→ **GIVEN INSTRUCTION**
Copy the material that follows word for word and omit its pictures.

→ **GIVEN MATERIAL**

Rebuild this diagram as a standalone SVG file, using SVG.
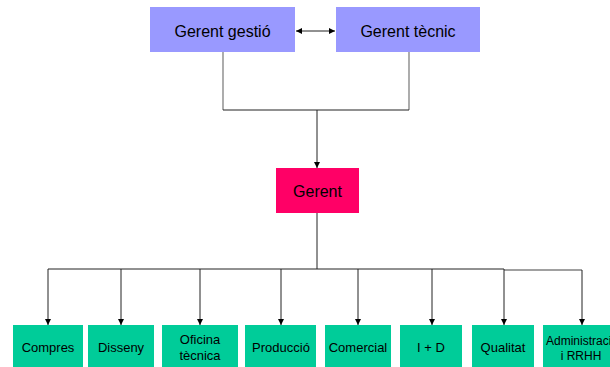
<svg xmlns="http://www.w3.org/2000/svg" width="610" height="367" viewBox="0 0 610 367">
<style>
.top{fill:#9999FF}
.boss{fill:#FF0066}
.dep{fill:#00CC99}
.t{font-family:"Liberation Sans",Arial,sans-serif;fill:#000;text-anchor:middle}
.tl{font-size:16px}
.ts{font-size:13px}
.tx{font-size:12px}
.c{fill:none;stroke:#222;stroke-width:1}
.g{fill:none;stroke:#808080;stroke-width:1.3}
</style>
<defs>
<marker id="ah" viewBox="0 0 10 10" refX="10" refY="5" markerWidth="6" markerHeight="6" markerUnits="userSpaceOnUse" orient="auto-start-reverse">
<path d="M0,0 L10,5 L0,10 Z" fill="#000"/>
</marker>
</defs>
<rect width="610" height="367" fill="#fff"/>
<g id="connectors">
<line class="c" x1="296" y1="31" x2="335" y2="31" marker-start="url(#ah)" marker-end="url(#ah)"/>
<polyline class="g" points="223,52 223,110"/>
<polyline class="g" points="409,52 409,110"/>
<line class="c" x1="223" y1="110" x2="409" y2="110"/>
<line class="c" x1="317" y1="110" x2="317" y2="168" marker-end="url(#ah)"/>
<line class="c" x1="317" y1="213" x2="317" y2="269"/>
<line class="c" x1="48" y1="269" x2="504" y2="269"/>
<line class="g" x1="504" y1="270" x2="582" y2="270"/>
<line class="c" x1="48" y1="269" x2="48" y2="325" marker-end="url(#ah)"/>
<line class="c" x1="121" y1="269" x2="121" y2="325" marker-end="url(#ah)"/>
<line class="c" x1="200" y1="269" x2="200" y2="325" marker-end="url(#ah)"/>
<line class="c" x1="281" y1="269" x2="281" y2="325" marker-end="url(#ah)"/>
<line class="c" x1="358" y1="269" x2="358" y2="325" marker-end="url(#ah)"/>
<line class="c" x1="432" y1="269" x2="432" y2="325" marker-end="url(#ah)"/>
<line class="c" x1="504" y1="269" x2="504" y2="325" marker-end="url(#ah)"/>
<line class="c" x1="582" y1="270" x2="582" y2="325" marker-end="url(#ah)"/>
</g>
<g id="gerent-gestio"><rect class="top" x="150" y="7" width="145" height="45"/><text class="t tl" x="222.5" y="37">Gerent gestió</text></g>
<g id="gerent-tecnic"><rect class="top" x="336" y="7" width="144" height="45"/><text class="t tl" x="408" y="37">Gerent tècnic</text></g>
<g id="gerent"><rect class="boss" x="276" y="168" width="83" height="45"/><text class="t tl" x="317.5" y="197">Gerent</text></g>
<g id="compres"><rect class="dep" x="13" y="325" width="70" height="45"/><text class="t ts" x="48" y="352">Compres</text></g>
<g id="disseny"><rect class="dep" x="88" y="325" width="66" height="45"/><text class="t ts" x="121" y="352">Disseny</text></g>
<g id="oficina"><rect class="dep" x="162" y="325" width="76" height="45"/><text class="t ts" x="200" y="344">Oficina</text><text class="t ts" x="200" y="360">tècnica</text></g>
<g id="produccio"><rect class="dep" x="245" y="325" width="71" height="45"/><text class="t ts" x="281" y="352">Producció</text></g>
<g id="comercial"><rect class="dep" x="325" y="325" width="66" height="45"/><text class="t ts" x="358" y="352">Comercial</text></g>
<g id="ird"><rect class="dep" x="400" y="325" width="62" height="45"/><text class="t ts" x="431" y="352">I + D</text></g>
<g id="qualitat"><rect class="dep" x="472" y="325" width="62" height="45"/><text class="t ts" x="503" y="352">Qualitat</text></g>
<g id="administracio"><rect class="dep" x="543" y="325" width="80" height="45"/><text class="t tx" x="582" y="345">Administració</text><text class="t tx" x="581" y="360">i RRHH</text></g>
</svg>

→ **SOLUTION TO THE PROBLEM**
Rebuild this diagram as a standalone SVG file, using SVG.
<svg xmlns="http://www.w3.org/2000/svg" width="610" height="367" viewBox="0 0 610 367">
<style>
.top{fill:#9999FF}
.boss{fill:#FF0066}
.dep{fill:#00CC99}
.t{font-family:"Liberation Sans",Arial,sans-serif;fill:#000;text-anchor:middle}
.tl{font-size:16px}
.ts{font-size:13px}
.tx{font-size:12px}
.c{fill:none;stroke:#222;stroke-width:1}
.g{fill:none;stroke:#808080;stroke-width:1.3}
</style>
<defs>
<marker id="ah" viewBox="0 0 10 10" refX="10" refY="5" markerWidth="6" markerHeight="6" markerUnits="userSpaceOnUse" orient="auto-start-reverse">
<path d="M0,0 L10,5 L0,10 Z" fill="#000"/>
</marker>
</defs>
<rect width="610" height="367" fill="#fff"/>
<g id="connectors">
<line class="c" x1="296" y1="31" x2="335" y2="31" marker-start="url(#ah)" marker-end="url(#ah)"/>
<polyline class="g" points="223,52 223,110"/>
<polyline class="g" points="409,52 409,110"/>
<line class="c" x1="223" y1="110" x2="409" y2="110"/>
<line class="c" x1="317" y1="110" x2="317" y2="168" marker-end="url(#ah)"/>
<line class="c" x1="317" y1="213" x2="317" y2="269"/>
<line class="c" x1="48" y1="269" x2="504" y2="269"/>
<line class="g" x1="504" y1="270" x2="582" y2="270"/>
<line class="c" x1="48" y1="269" x2="48" y2="325" marker-end="url(#ah)"/>
<line class="c" x1="121" y1="269" x2="121" y2="325" marker-end="url(#ah)"/>
<line class="c" x1="200" y1="269" x2="200" y2="325" marker-end="url(#ah)"/>
<line class="c" x1="281" y1="269" x2="281" y2="325" marker-end="url(#ah)"/>
<line class="c" x1="358" y1="269" x2="358" y2="325" marker-end="url(#ah)"/>
<line class="c" x1="432" y1="269" x2="432" y2="325" marker-end="url(#ah)"/>
<line class="c" x1="504" y1="269" x2="504" y2="325" marker-end="url(#ah)"/>
<line class="c" x1="582" y1="270" x2="582" y2="325" marker-end="url(#ah)"/>
</g>
<g id="gerent-gestio"><rect class="top" x="150" y="7" width="145" height="45"/><text class="t tl" x="222.5" y="37">Gerent gestió</text></g>
<g id="gerent-tecnic"><rect class="top" x="336" y="7" width="144" height="45"/><text class="t tl" x="408" y="37">Gerent tècnic</text></g>
<g id="gerent"><rect class="boss" x="276" y="168" width="83" height="45"/><text class="t tl" x="317.5" y="197">Gerent</text></g>
<g id="compres"><rect class="dep" x="13" y="325" width="70" height="45"/><text class="t ts" x="48" y="352">Compres</text></g>
<g id="disseny"><rect class="dep" x="88" y="325" width="66" height="45"/><text class="t ts" x="121" y="352">Disseny</text></g>
<g id="oficina"><rect class="dep" x="162" y="325" width="76" height="45"/><text class="t ts" x="200" y="344">Oficina</text><text class="t ts" x="200" y="360">tècnica</text></g>
<g id="produccio"><rect class="dep" x="245" y="325" width="71" height="45"/><text class="t ts" x="281" y="352">Producció</text></g>
<g id="comercial"><rect class="dep" x="325" y="325" width="66" height="45"/><text class="t ts" x="358" y="352">Comercial</text></g>
<g id="ird"><rect class="dep" x="400" y="325" width="62" height="45"/><text class="t ts" x="431" y="352">I + D</text></g>
<g id="qualitat"><rect class="dep" x="472" y="325" width="62" height="45"/><text class="t ts" x="503" y="352">Qualitat</text></g>
<g id="administracio"><rect class="dep" x="543" y="325" width="80" height="45"/><text class="t tx" x="582" y="345">Administració</text><text class="t tx" x="581" y="360">i RRHH</text></g>
</svg>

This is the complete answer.